As should be clear, I am not leaving off my efforts in this webspace quite yet. There will be an end to them in time, of course, as comes to all things; whether the blog ends because I end or because I do consolidate my writings into a single webspace, as I have said I might do, or because the infrastructures that support blogging, generally, come to their own conclusions (though I am like to end, myself, in such a circumstance), it will end. But that end is not now, or the now in which I write this--which will be a different now from when it is read, and by that now, things might have ended which have not yet while I write.
Such constructions of time are strange things, things the English I know is not well suited to treating. Whether a two-tense, three-tense, six-tense, ten-tense, or twelve-tense understanding applies, moving through time presents problems for discussion. There's a reason verb confusion is a staple joke in time-travel narratives, after all. Humor relies on commonalities of understanding, and confusion about how to describe motion in time relative to the time of utterance and performance is a commonplace, even among the audiences that tend to go in for time-travel narratives--who generally consider themselves more intelligent than the mean. (Whether they are correct, in the aggregate or individually, is another question, entirely.)
The time-travel available to me, and I presume to others (because I think things would be different were other options available to people), does not oblige people to think about strange permutations of verb tenses often. Time sweeps us along, not as boats borne ceaselessly back into the past, but rushing before its driving currents and often trying to anchor ourselves in some fixed point that we thought we saw but probably only glimpsed fleetingly and that offers no secure tying-off point. What is and what is hoped and what is thought once was are generally enough. Maybe there is a reference to another point within those. But the motion seems to go in one direction, though if as a river or as a flow within a broader ocean, the shores of which are seen only barely if at all, is no more clear than such seeing.
It is all a long-winded way of saying that I'm not quitting yet.

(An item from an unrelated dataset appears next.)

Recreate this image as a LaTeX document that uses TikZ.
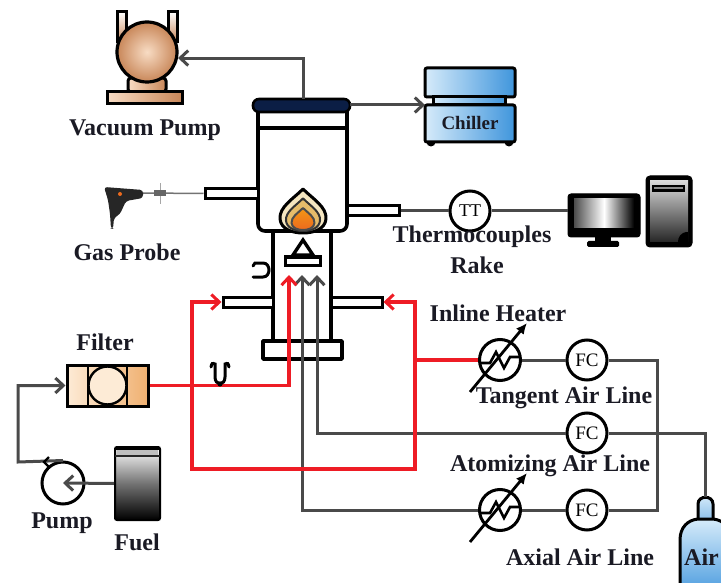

Such long-windedness might be expected from someone who has several degrees in English language and literature; I have to have some way to justify to myself spending as long doing what I did as I did, some pretense that I know something or have something to say because I spent years in studying what many of the people where I live and have lived do as a matter of course, finding issues in that doing that I and a vanishingly few others might care about--but that does not help us to address our greater needs or others'.